After the meeting the women showed the speake the pictures. This brought the photographs to the attention of Edward Gardner, a well-known leader in the Theosophical movement. He wrote to Polly Wright telling her that the photographs were “the best of its kind I should think anywhere.” Gardner obtained from the Wrights the original negative glass plates and sent them to photographic expert Harold Snelling. It was said of Snelling, “What Snelling doesn’t know about faked photography isn’t worth knowing.”
After examing them Snelling concluded, “This plate is a single exposure. These dancing figures are not made of paper nor any fabric; they are not painted on a photographic background-but what gets me most is that all these figures have moved during the exposure.” What Snelling meant by his last sentence was that the camera’s shutter speed must have been set very low and that the fairies appeared to be blurred as if the exposure had caught them moving in their dance.

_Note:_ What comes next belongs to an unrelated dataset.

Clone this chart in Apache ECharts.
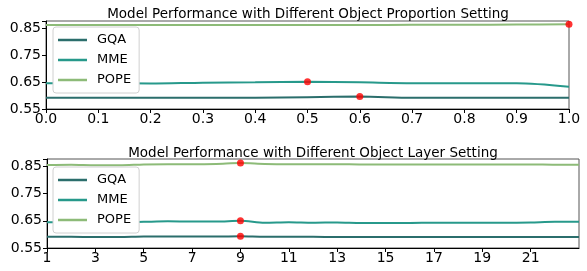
<!DOCTYPE html>
<html>
<head>
<meta charset="utf-8">
<script src="https://cdn.jsdelivr.net/npm/echarts@6/dist/echarts.min.js"></script>
<style>
  html, body { margin: 0; padding: 0; background: #fff; }
  #chart { width: 587px; height: 271px; }
</style>
</head>
<body>
<div id="chart"></div>
<script>
// top panel: object proportion
var propX = [0, 0.1, 0.2, 0.3, 0.4, 0.5, 0.6, 0.7, 0.8, 0.9, 1.0];
var propGQA = [0.592, 0.592, 0.592, 0.592, 0.592, 0.594, 0.596, 0.592, 0.592, 0.592, 0.592];
var propMME = [0.646, 0.646, 0.645, 0.648, 0.649, 0.651, 0.649, 0.646, 0.646, 0.646, 0.633];
var propPOPE = [0.862, 0.862, 0.862, 0.862, 0.862, 0.862, 0.862, 0.863, 0.863, 0.864, 0.865];

// bottom panel: object layer
var layerX = [1, 2, 3, 4, 5, 6, 7, 8, 9, 10, 11, 12, 13, 14, 15, 16, 17, 18, 19, 20, 21, 22, 23];
var layerGQA = [0.591, 0.591, 0.590, 0.590, 0.592, 0.592, 0.592, 0.592, 0.593, 0.591, 0.591, 0.591,
  0.590, 0.590, 0.590, 0.590, 0.590, 0.590, 0.590, 0.590, 0.590, 0.590, 0.590];
var layerMME = [0.645, 0.644, 0.643, 0.644, 0.646, 0.648, 0.647, 0.647, 0.650, 0.643, 0.645, 0.643,
  0.644, 0.642, 0.642, 0.642, 0.643, 0.643, 0.643, 0.643, 0.644, 0.646, 0.646];
var layerPOPE = [0.855, 0.856, 0.854, 0.854, 0.857, 0.858, 0.858, 0.859, 0.862, 0.859, 0.858, 0.858,
  0.858, 0.857, 0.857, 0.857, 0.857, 0.857, 0.857, 0.857, 0.857, 0.856, 0.856];

var yTicks = [0.55, 0.65, 0.75, 0.85];
var names = ['GQA', 'MME', 'POPE'];
var colors = ['#2b6e6c', '#27998b', '#8dbb78'];

var font = 'DejaVu Sans';

function pairs(xs, ys) {
  return xs.map(function (x, i) { return [x, ys[i]]; });
}
// red dot at the best value of each series
function best(xs, ys) {
  var k = 0;
  ys.forEach(function (v, i) { if (v > ys[k]) k = i; });
  return [xs[k], ys[k]];
}

var chart = echarts.init(document.getElementById('chart'));

function yAxis(gi) {
  return {
    gridIndex: gi, type: 'value', min: yTicks[0], max: 0.877, interval: 0.1,
    axisLine: { show: true, lineStyle: { color: '#000', width: 1 } },
    axisTick: { show: true, length: 4, lineStyle: { color: '#000' } },
    axisLabel: {
      color: '#000', fontSize: 14, fontFamily: font, margin: 5,
      formatter: function (v) {
        var s = v.toFixed(2);
        return yTicks.some(function (t) { return t.toFixed(2) === s; }) ? s : '';
      }
    },
    splitLine: { show: false }
  };
}

function lineSeries(gi, xs, data) {
  return data.map(function (ys, i) {
    return {
      name: names[i], type: 'line', xAxisIndex: gi, yAxisIndex: gi,
      data: pairs(xs, ys), smooth: 0.3, showSymbol: false, symbol: 'none',
      lineStyle: { width: 2, color: colors[i] }, itemStyle: { color: colors[i] },
      z: 2
    };
  });
}

function dots(gi, xs, data) {
  return {
    type: 'scatter', xAxisIndex: gi, yAxisIndex: gi, symbolSize: 7,
    data: data.map(function (ys) { return best(xs, ys); }),
    itemStyle: { color: '#ff0000' }, z: 4, silent: true, clip: true
  };
}

function legend(top) {
  return {
    left: 53, top: top, orient: 'vertical', data: names,
    icon: 'rect', itemWidth: 29, itemHeight: 2.5, itemGap: 6,
    padding: [6, 8, 6, 5],
    backgroundColor: '#fff', borderColor: '#d0d0d0', borderWidth: 1, borderRadius: 3,
    textStyle: { fontSize: 13, fontFamily: font, color: '#000', lineHeight: 14, padding: [0, 0, 0, 5] },
    z: 10
  };
}

var option = {
  animation: false,
  title: [
    { text: 'Model Performance with Different Object Proportion Setting', left: 303, top: 2, textAlign: 'center',
      textStyle: { fontSize: 13.5, fontWeight: 'normal', fontFamily: font, color: '#000' } },
    { text: 'Model Performance with Different Object Layer Setting', left: 308, top: 141, textAlign: 'center',
      textStyle: { fontSize: 13.5, fontWeight: 'normal', fontFamily: font, color: '#000' } }
  ],
  legend: [legend(27), legend(167)],
  grid: [
    { left: 46, right: 18, top: 21, height: 88, show: true, borderColor: '#555', borderWidth: 1 },
    { left: 47, right: 8, top: 159, height: 89, show: true, borderColor: '#555', borderWidth: 1 }
  ],
  xAxis: [
    {
      gridIndex: 0, type: 'value', min: 0, max: 1, interval: 0.1,
      axisLine: { lineStyle: { color: '#000' } },
      axisTick: { length: 4, lineStyle: { color: '#000' } },
      axisLabel: { color: '#000', fontSize: 14, fontFamily: font, margin: 3,
        formatter: function (v) { return v.toFixed(1); } },
      splitLine: { show: false }
    },
    {
      gridIndex: 1, type: 'value', min: 1, max: 23, interval: 2,
      axisLine: { lineStyle: { color: '#000' } },
      axisTick: { length: 4, lineStyle: { color: '#000' } },
      axisLabel: { color: '#000', fontSize: 14, fontFamily: font, margin: 3, showMaxLabel: false },
      splitLine: { show: false }
    }
  ],
  yAxis: [yAxis(0), yAxis(1)],
  series: [].concat(
    lineSeries(0, propX, [propGQA, propMME, propPOPE]),
    [dots(0, propX, [propGQA, propMME, propPOPE])],
    lineSeries(1, layerX, [layerGQA, layerMME, layerPOPE]),
    [dots(1, layerX, [layerGQA, layerMME, layerPOPE])]
  )
};
chart.setOption(option);
</script>
</body>
</html>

Snelling made better prints of the photos and they appeared in the Spiritualist magazine Light. Sir Arthur Conan Doyle not only saw the photos, but had been commissioned by The Strand Magazine to write an article on fairies for their Christmas issue, an article he hadn’t come up with an angle for yet. Thus Sir Doyle sent Edward Gardner to the Wrights to inquire about the photo, get a feel for whether the girls and family were genuine and look into the possibility of more.
It should mentioned that Sir Arthur Conan Doyle was a well known Spiritualist and enormously interested in all things arcane and esoteric. Despite his most well known character Sherlock Holmes’ obsession with skepticism and evidence, Doyle had a predisposition towards belief in the supernatural. He did try to verify his beliefs in the way Victorian Theosophists were always trying to be “scientific” about the supernatural, but like Theosophists, was quick to accept a smaller amount of hard evidence then others.
So Gardner went to visit the two girls. He gave them two cameras and asked them to take more pictures if circumstances should arise. Frances stayed with Elise during the summer holiday and naturally, opportunity did present itself and three more pictures were taken.
The plates were packed in cotton wool and returned to Gardner in London, who sent an “ecstatic” telegram to Conan Doyle who was in Australia. Conan Doyle wrote back:
“My heart was gladdened when out here in far Australia I had your note and the three wonderful pictures which are confirmatory of our published results. When our fairies are admitted other psychic phenomena will find a more ready acceptance … We have had continued messages at seances for some time that a visible sign was coming through”
Doyle’s article appeared in the Dec.1920 issue of The Strand, and the article was an utter sensation. Everybody had an opinion. Many argued the photos were fake, many argued they was genuine. It was an uproar and Doyle ended up publishing another article with photos in 1921 and a book in 1922, The Coming of the Fairies.
Flash forward 60 years. Frances and Elise are in their 60s and 70s. In 1981 and 1982 Joe Cooper interviewed Frances and Elsie for an article in The Unexplained. Elsie admitted that all five of the photographs had been faked. Frances claimed that the first four had been faked, but the fifth was real. Both ladies contended they had indeed seen real fairies near the beck on other occasions.
The hoax had been carried out by using the cutout and hatpin method as many people had suspected. Elsie had some art training and drew the characters based on drawings by Arthur Shepperson in Princess Mary’s Gift Book of which Frances owned a copy. Using a sharp pair of scissors owned by Frances’s mother, they cut them out and secured them to a bank of earth with hat pins. After the photographs were taken, they dropped the evidence into the stream and brought the camera back to Elsie’s father so that he could develop the pictures.
Elsie said that she and Frances were too embarrassed to admit the truth after fooling Conan Doyle, the author of Sherlock Holmes: “Two village kids and a brilliant man like Conan Doyle – well, we could only keep quiet.” In the same interview Frances said: “I never even thought of it as being a fraud – it was just Elsie and I having a bit of fun and I can’t understand to this day why they were taken in – they wanted to be taken in.”
Frances however, went to her grave maintaining that the 5th photograph was in fact genuine.